Shame Stops Change Before It Starts
Cultural narratives moralize organization. Clean homes are seen as virtuous. Messy homes are seen as failures.
This creates shame. Shame reduces motivation. It narrows thinking. It encourages secrecy.
People hide clutter. They avoid inviting help. They avoid starting at all.
Shame convinces people they are uniquely bad at organization when the struggle is universal.
Replacing shame with curiosity opens pathways. Asking why clutter accumulates invites understanding rather than judgment.
Why Motivation Is the Wrong Tool
Motivation is unreliable. It fluctuates. It depends on mood and energy.
Successful organization relies on friction reduction rather than motivation. Systems work when they make the right behavior easier than the wrong one.
If putting something away requires effort, the brain resists. If storage is intuitive, behavior follows naturally.
This is why organization advice that focuses on discipline fails. Brains follow ease, not intention.
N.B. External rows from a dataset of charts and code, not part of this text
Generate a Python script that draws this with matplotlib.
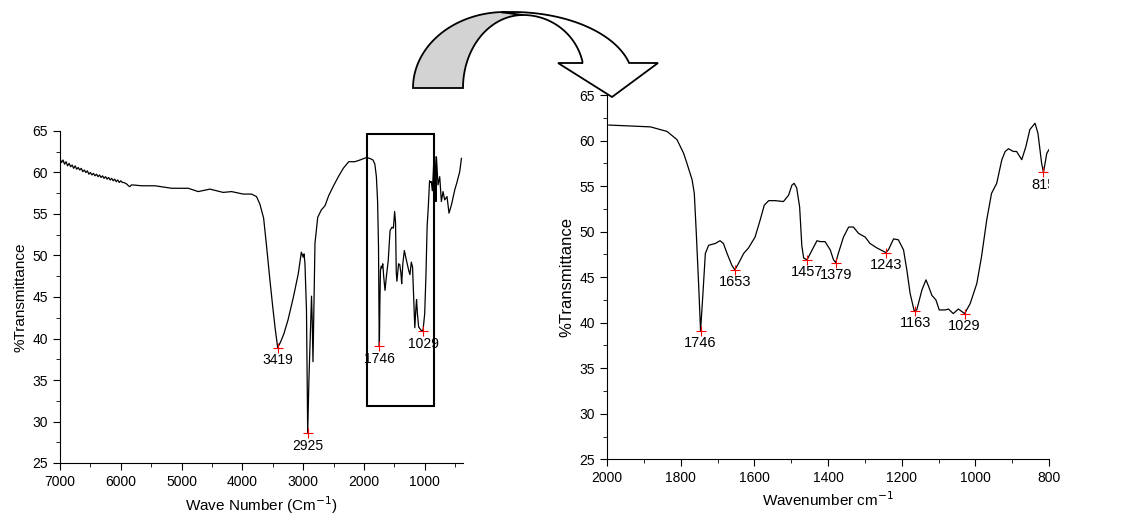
import matplotlib
matplotlib.use('Agg')
import matplotlib.pyplot as plt
import numpy as np
from matplotlib.patches import Polygon, Rectangle
from matplotlib.ticker import MultipleLocator

plt.rcParams['font.family'] = ['Liberation Sans', 'DejaVu Sans']

# full spectrum (left panel)
full_wn = [7000, 6975, 6950, 6925, 6900, 6875, 6850, 6825, 6800, 6775, 6750, 6725,
           6700, 6675, 6650, 6625, 6600, 6575, 6550, 6525, 6500, 6475, 6450, 6425,
           6400, 6375, 6350, 6325, 6300, 6275, 6250, 6225, 6200, 6175, 6150, 6125,
           6100, 6075, 6050, 6025, 6000, 5975, 5950, 5925, 5900, 5875, 5850, 5825,
           5800, 5657, 5437, 5163, 4890, 4726, 4533, 4315, 4178, 3986, 3849, 3767,
           3712, 3650, 3600, 3550, 3500, 3460, 3419, 3370, 3320, 3250, 3160, 3080,
           3030, 3000, 2985, 2970, 2945, 2925, 2905, 2880, 2862, 2850, 2838, 2820,
           2805, 2760, 2700, 2640, 2580, 2500, 2420, 2340, 2250, 2150, 2068, 1960,
           1904, 1850, 1820, 1795, 1775, 1760, 1752, 1746, 1738, 1728, 1715, 1705,
           1690, 1675, 1653, 1630, 1600, 1570, 1540, 1515, 1495, 1480, 1468, 1457,
           1430, 1410, 1390, 1379, 1360, 1335, 1300, 1260, 1243, 1220, 1200, 1185,
           1163, 1145, 1134, 1120, 1100, 1060, 1029, 1000, 980, 960, 940, 920,
           905, 890, 875, 862, 850, 835, 825, 815, 807, 781, 753, 726,
           699, 671, 633, 600, 560, 506, 470, 424, 396]
full_t = [61.7, 61.2, 61.5, 61.0, 61.3, 60.8, 61.1, 60.7, 60.9, 60.5, 60.8, 60.4,
          60.6, 60.3, 60.5, 60.1, 60.3, 60.0, 60.2, 59.8, 60.0, 59.7, 59.9, 59.6,
          59.8, 59.5, 59.7, 59.4, 59.6, 59.3, 59.5, 59.2, 59.4, 59.1, 59.3, 59.0,
          59.2, 58.9, 59.1, 58.8, 59.0, 58.8, 58.8, 58.7, 58.6, 58.4, 58.3, 58.5,
          58.5, 58.4, 58.4, 58.1, 58.1, 57.7, 58.0, 57.6, 57.7, 57.4, 57.4, 57.1,
          56.2, 54.5, 51.0, 47.3, 43.8, 41.2, 38.9, 39.6, 40.5, 42.2, 45.0, 47.8,
          50.4, 49.8, 50.2, 49.0, 43.4, 28.6, 35.0, 41.0, 45.1, 42.0, 37.2, 45.0,
          51.5, 54.6, 55.5, 56.0, 57.2, 58.4, 59.5, 60.5, 61.3, 61.3, 61.5, 61.8,
          61.7, 61.5, 61.0, 59.5, 56.5, 51.0, 43.0, 39.1, 44.0, 48.2, 48.7, 48.5,
          49.0, 47.5, 45.8, 47.5, 49.4, 53.0, 53.4, 53.3, 55.3, 54.0, 48.0, 46.9,
          49.0, 48.9, 47.8, 46.6, 49.0, 50.6, 49.4, 48.1, 47.7, 49.2, 48.6, 45.5,
          41.3, 43.6, 44.7, 43.0, 41.4, 41.0, 40.9, 43.0, 47.5, 53.5, 56.0, 59.0,
          58.8, 58.9, 57.8, 59.5, 61.5, 61.9, 60.0, 56.5, 61.9, 58.5, 59.5, 56.5,
          57.7, 56.7, 57.1, 55.1, 56.1, 57.9, 58.8, 60.1, 61.7]

full_peaks = [3419, 2925, 1746, 1029]
full_peak_t = [38.9, 28.6, 39.1, 40.9]

# zoomed region (right panel)
zoom_wn = [1995, 1882, 1837, 1810, 1792, 1783, 1769, 1763, 1758, 1751, 1746, 1740,
           1733, 1724, 1715, 1706, 1693, 1684, 1674, 1661, 1653, 1643, 1629, 1616,
           1598, 1584, 1573, 1561, 1543, 1521, 1507, 1498, 1492, 1485, 1477, 1471,
           1466, 1457, 1448, 1430, 1421, 1408, 1394, 1385, 1379, 1372, 1358, 1344,
           1331, 1317, 1299, 1286, 1267, 1243, 1236, 1222, 1209, 1195, 1186, 1177,
           1166, 1159, 1145, 1134, 1127, 1118, 1107, 1098, 1082, 1073, 1060, 1046,
           1029, 1014, 996, 983, 969, 956, 942, 928, 919, 910, 897, 888,
           874, 863, 852, 838, 830, 820, 815, 806, 800]
zoom_t = [61.7, 61.5, 61.0, 60.1, 58.6, 57.5, 55.7, 54.2, 50.2, 44.0, 39.1, 42.9,
          47.6, 48.5, 48.6, 48.7, 49.0, 48.7, 47.6, 46.3, 45.8, 46.5, 47.6, 48.2,
          49.4, 51.3, 52.9, 53.4, 53.4, 53.3, 54.0, 55.1, 55.3, 54.8, 52.7, 48.4,
          47.1, 46.9, 47.6, 49.0, 48.9, 48.9, 48.0, 46.9, 46.6, 47.6, 49.4, 50.5,
          50.5, 49.8, 49.4, 48.7, 48.2, 47.7, 48.0, 49.2, 49.1, 48.0, 45.8, 43.2,
          41.3, 41.4, 43.6, 44.7, 44.0, 43.0, 42.5, 41.4, 41.4, 41.5, 41.0, 41.5,
          41.0, 42.1, 44.3, 47.3, 51.3, 54.2, 55.3, 57.9, 58.8, 59.1, 58.8, 58.8,
          57.9, 59.3, 61.2, 61.9, 60.8, 57.5, 56.5, 58.6, 59.0]

zoom_peaks = [1746, 1653, 1457, 1379, 1243, 1163, 1029, 815]
zoom_peak_t = [39.1, 45.8, 46.9, 46.6, 47.7, 41.3, 41.0, 56.5]

W, H = 1123, 523
fig = plt.figure(figsize=(W / 100, H / 100), dpi=100)


def style_axes(ax, label_size):
    ax.spines['top'].set_visible(False)
    ax.spines['right'].set_visible(False)
    ax.tick_params(which='both', direction='out', labelsize=10)
    ax.tick_params(which='major', length=5)
    ax.tick_params(which='minor', length=3)
    ax.set_ylim(25, 65)
    ax.yaxis.set_major_locator(MultipleLocator(5))
    ax.yaxis.set_minor_locator(MultipleLocator(2.5))
    ax.set_ylabel('%Transmittance', fontsize=label_size)


def mark_peaks(ax, wn, t, size, clip=False):
    ax.plot(wn, t, '+', color='red', ms=7, mew=0.8, clip_on=False)
    for w, v in zip(wn, t):
        a = ax.annotate(str(w), (w, v), xytext=(0, -4), textcoords='offset points',
                        ha='center', va='top', fontsize=size, annotation_clip=False)
        if clip:
            a.set_clip_on(True)
            a.set_clip_path(ax.patch)


# left panel
ax1 = fig.add_axes([60 / W, 1 - 463 / H, 403 / W, 332 / H])
ax1.plot(full_wn, full_t, color='black', lw=0.9)
ax1.set_xlim(7000, 370)
ax1.xaxis.set_major_locator(MultipleLocator(1000))
ax1.xaxis.set_minor_locator(MultipleLocator(500))
style_axes(ax1, 11)
ax1.set_xlabel('Wave Number (Cm$^{-1}$)', fontsize=11)
mark_peaks(ax1, full_peaks, full_peak_t, 10)
ax1.add_patch(Rectangle((1950, 31.9), 850 - 1950, 64.6 - 31.9, fill=False,
                        ec='black', lw=1.5, clip_on=False))

# right panel
ax2 = fig.add_axes([607 / W, 1 - 459.3 / H, 442 / W, 364.3 / H])
ax2.plot(zoom_wn, zoom_t, color='black', lw=0.9)
ax2.set_xlim(2000, 800)
ax2.xaxis.set_major_locator(MultipleLocator(200))
ax2.xaxis.set_minor_locator(MultipleLocator(100))
style_axes(ax2, 12)
ax2.set_xlabel('Wavenumber cm$^{-1}$', fontsize=11)
mark_peaks(ax2, zoom_peaks, zoom_peak_t, 10.5, clip=True)


# curved arrow between the panels (figure pixel coordinates)
def to_fig(xs, ys):
    return np.column_stack([np.asarray(xs) / W, 1 - np.asarray(ys) / H])


th = np.radians(np.linspace(180, 90, 40))
ox, oy = 505 + 92 * np.cos(th), 88 - 76 * np.sin(th)
th2 = np.radians(np.linspace(90, 180, 40))
ix, iy = 523 + 60 * np.cos(th2), 88 - 73 * np.sin(th2)
back = to_fig(np.concatenate([ox, ix]), np.concatenate([oy, iy]))
fig.patches.append(Polygon(back, closed=True, fc='#d3d3d3', ec='black', lw=1.3,
                           transform=fig.transFigure, figure=fig))

th3 = np.radians(np.linspace(95, 14.5, 40))
rx, ry = 512 + 121 * np.cos(th3), 80 - 68 * np.sin(th3)
th4 = np.radians(np.linspace(11.5, 90, 40))
jx, jy = 523 + 61 * np.cos(th4), 75 - 60 * np.sin(th4)
front_x = np.concatenate([rx, [658, 612, 558, 583], jx])
front_y = np.concatenate([ry, [63, 97, 63, 63], jy])
fig.patches.append(Polygon(to_fig(front_x, front_y), closed=True, fc='white',
                           ec='black', lw=1.3, transform=fig.transFigure, figure=fig))

plt.savefig('out.png', dpi=100)
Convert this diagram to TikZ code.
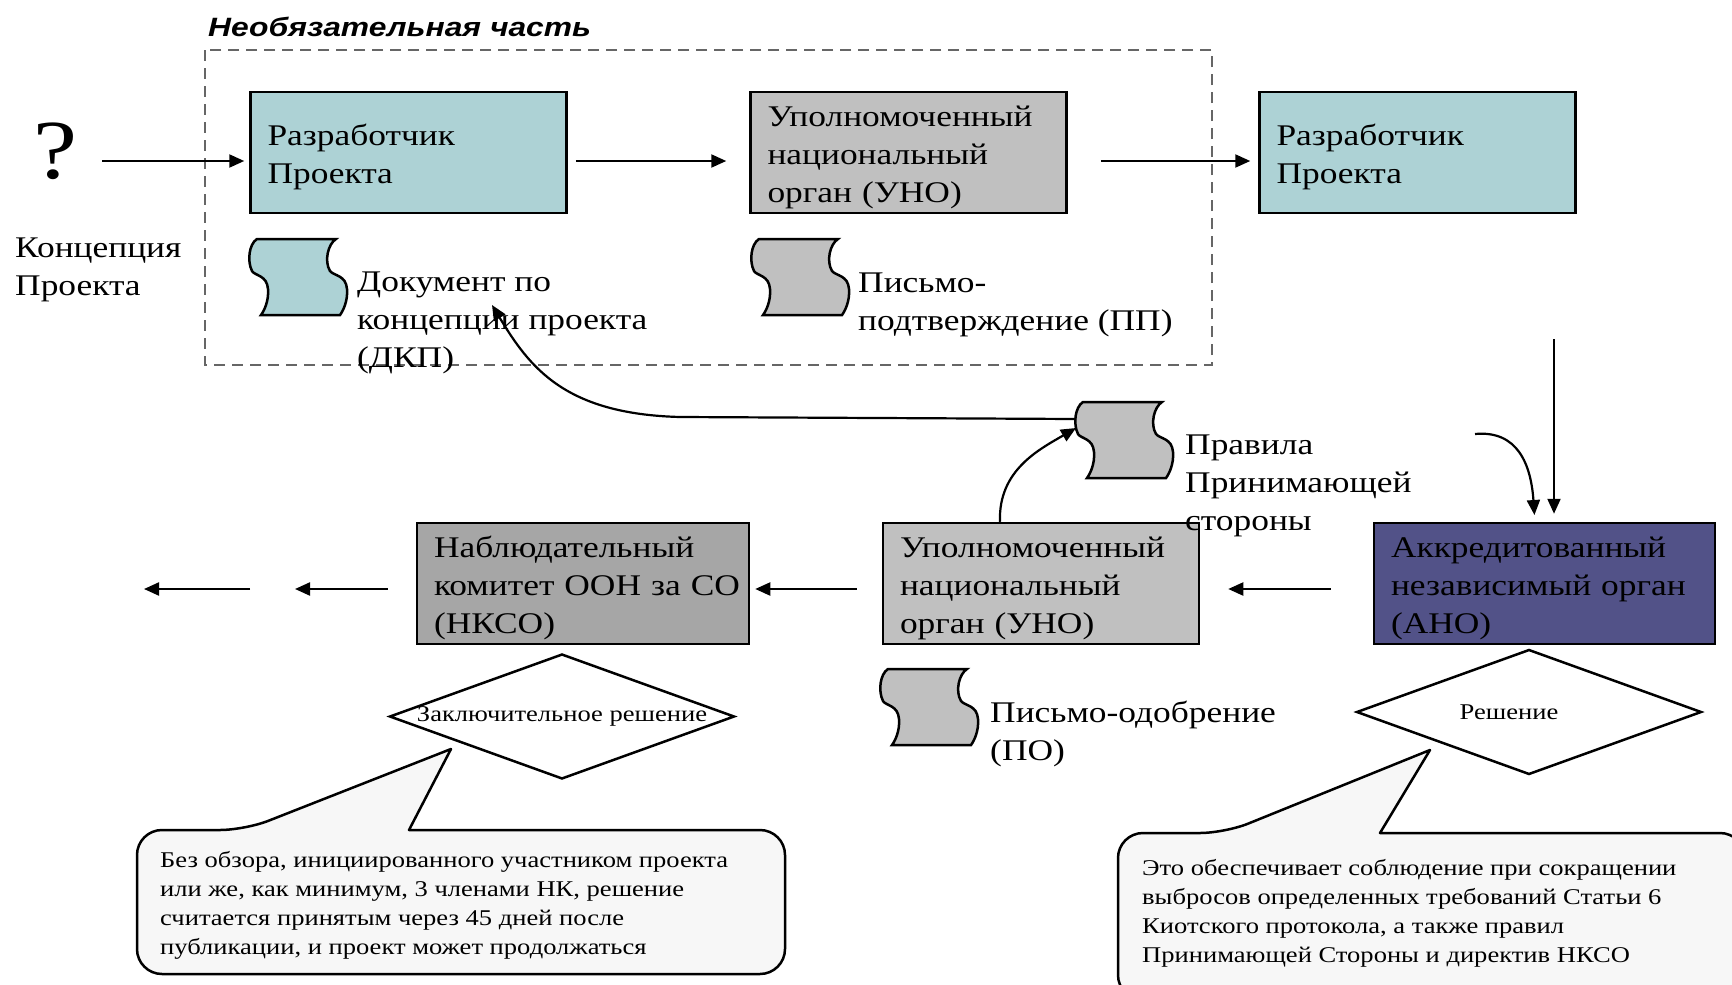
\documentclass[tikz,border=0pt]{standalone}
\usepackage{fontspec}
\setmainfont{Liberation Serif}[FakeStretch=1.18]
\newfontfamily\headfont{Liberation Sans}[FakeStretch=1.2]
\usetikzlibrary{positioning}
\usetikzlibrary{arrows.meta,shapes.geometric}

\definecolor{devteal}{HTML}{ADD2D5}
\definecolor{unogray}{HTML}{C0C0C0}
\definecolor{nksogray}{HTML}{A6A6A6}
\definecolor{anoblue}{HTML}{525288}
\definecolor{bubblefill}{HTML}{F7F7F7}
\definecolor{framegray}{HTML}{666666}

\tikzset{
  box/.style={draw, line width=2.5pt, minimum height=121pt, inner xsep=17pt,
    text width=282pt, text height=30pt, align=left, font=\fontsize{30}{38}\selectfont},
  note/.style={anchor=base west, inner sep=0pt, align=left, font=\fontsize{30}{38}\selectfont},
  small/.style={font=\fontsize{22.5}{29}\selectfont},
  arr/.style={line width=2.2pt, -{Triangle[length=15pt,width=13pt]}},
  decision/.style={draw, diamond, line width=2.5pt, fill=white,
    minimum width=345pt, minimum height=125pt, inner sep=0pt},
  bubble/.style={draw, line width=2.5pt, fill=bubblefill, line join=round},
  optframe/.style={draw=framegray, line width=2pt, dash pattern=on 11pt off 7pt},
  pics/tape/.style={code={
    \filldraw[line width=2.5pt, fill=#1] (0,0) -- (79,0)
      .. controls (71,5) and (67,22) .. (73,32)
      .. controls (77,37) and (89,36) .. (90,50)
      .. controls (91,62) and (86,72) .. (83,76) -- (4,76)
      .. controls (7,72) and (12,62) .. (11,50)
      .. controls (10,36) and (-2,37) .. (-5,32)
      .. controls (-10,22) and (-8,5) .. (0,0) -- cycle;
    \coordinate (-in) at (-7,26);
    \coordinate (-out) at (-7,17);
  }}
}

\begin{document}
\begin{tikzpicture}[x=1pt,y=-1pt]
\clip (0,0) rectangle (1732,985);
\fill[white] (0,0) rectangle (1732,985);

% optional part
\draw[optframe] (205,50) rectangle (1212,365);
\node[anchor=base west, inner sep=0pt, font=\headfont\bfseries\itshape\fontsize{26.5}{30}\selectfont] (opt) at (208,36) {Необязательная часть};

% upper row
\node[anchor=base, inner sep=0pt, font=\fontsize{84}{84}\selectfont] (q) at (55,178) {?};
\node[note] (concept) at (15,295) {Концепция\\Проекта};
\node[box, fill=devteal] (dev1) at (408.5,152.5) {Разработчик\\Проекта};
\node[box, fill=unogray] (uno1) at (908.5,152.5) {Уполномоченный\\национальный\\орган (УНО)};
\node[box, fill=devteal] (dev2) at (1417.5,152.5) {Разработчик\\Проекта};

\pic (dkpdoc) at (257,239) {tape=devteal};
\node[note] (dkp) at (357,367) {Документ по\\концепции проекта\\(ДКП)};
\pic (ppdoc) at (759,239) {tape=unogray};
\node[note] (pp) at (858,330) {Письмо-\\подтверждение (ПП)};

\coordinate (qa) at (102,161);
\draw[arr, shorten >=5pt] (qa) -- (qa -| dev1.west);
\draw[arr, shorten <=8pt, shorten >=23pt] (dev1.east |- qa) -- (uno1.west |- qa);
\draw[arr, shorten <=33pt, shorten >=8pt] (uno1.east |- qa) -- (dev2.west |- qa);

% lower row
\node[box, fill=nksogray, text width=298pt] (nkso) at (583,583.5) {Наблюдательный\\\mbox{комитет ООН за СО}\\(НКСО)};
\node[box, fill=unogray] (uno2) at (1041,583.5) {Уполномоченный\\национальный\\орган (УНО)};
\node[box, fill=anoblue, text width=307pt] (ano) at (1544.5,583.5) {Аккредитованный\\независимый орган\\(АНО)};

\pic (rules) at (1083,402) {tape=unogray};
\node[note] (rulestxt) at (1185,530) {Правила\\Принимающей\\стороны};
\pic (podoc) at (888,669) {tape=unogray};
\node[note] (po) at (990,760) {Письмо-одобрение\\(ПО)};

\coordinate (row) at (0,589);
\coordinate (out1) at (295,589);
\coordinate (gap1) at (250,589);
\coordinate (gap2) at (144,589);
\draw[arr, shorten <=42pt, shorten >=28pt] (ano.west |- row) -- (uno2.east |- row);
\draw[arr, shorten <=25pt, shorten >=5pt] (uno2.west |- row) -- (nkso.east |- row);
\draw[arr, shorten <=28pt] (nkso.west |- row) -- (out1);
\draw[arr] (gap1) -- (gap2);

% into the AIE
\coordinate (vtop) at (1554,339);
\coordinate (hook) at (1475,434);
\draw[arr, shorten >=8pt] (vtop) -- (vtop |- ano.north);
\draw[arr, shorten >=8pt] (hook) .. controls (1518,430) and (1531,465) .. (1535,523);

% host party rules
\coordinate (dkptip) at (492,305);
\draw[arr] ([xshift=-41pt]uno2.north) .. controls (998,470) and (1040,449) .. (rules-in);
\draw[arr] (rules-out) -- (680,417) .. controls (565,414) and (530,368) .. (dkptip);

% decisions
\node[decision, label={[small]center:Заключительное решение}] (final) at (562,716.5) {};
\node[decision, label={[small, xshift=-20pt]center:Решение}] (verdict) at (1529,712) {};

\filldraw[bubble] (409,830) [rounded corners=25pt] -- (785,830) -- (785,974) -- (137,974)
  -- (137,830) -- (245,830) [sharp corners] -- (451,749) -- cycle;
\node[small, anchor=base west, inner sep=0pt, align=left] (review) at (160,954)
  {Без обзора, инициированного участником проекта\\или же, как минимум, 3 членами НК, решение\\считается принятым через 45 дней после\\публикации, и проект может продолжаться};

\filldraw[bubble] (1380,833) [rounded corners=25pt] -- (1745,833) -- (1745,1000) -- (1118,1000)
  -- (1118,833) -- (1225,833) [sharp corners] -- (1430,750) -- cycle;
\node[small, anchor=base west, inner sep=0pt, align=left] (comply) at (1142,962)
  {Это обеспечивает соблюдение при сокращении\\выбросов определенных требований Статьи 6\\Киотского протокола, а также правил\\Принимающей Стороны и директив НКСО};
\end{tikzpicture}
\end{document}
The Power of Externalizing Decisions

One of the most effective psychological tools in organization is externalizing decisions. Labels reduce cognitive load. Clear categories eliminate repeated judgment. Fixed homes for items reduce choice.
When decisions are made once and preserved externally, the brain relaxes. This is why well designed systems feel peaceful. They remove questions.
Progress Without Overwhelm
Breaking organization into short sessions preserves mental resources. Stopping before exhaustion maintains confidence.
Ending while energy remains builds trust. The brain associates organizing with success rather than depletion. Over time, this changes behavior.
Redefining Success
Organization success is not perfection. It is relief. A home that supports daily life without constant mental negotiation has succeeded. That looks different for everyone.
Understanding the psychology behind clutter transforms organization from a battle into a collaboration with the brain.
When people stop fighting their minds and start working with them, homes change naturally. Not because of willpower. Because the system finally fits the human inside it.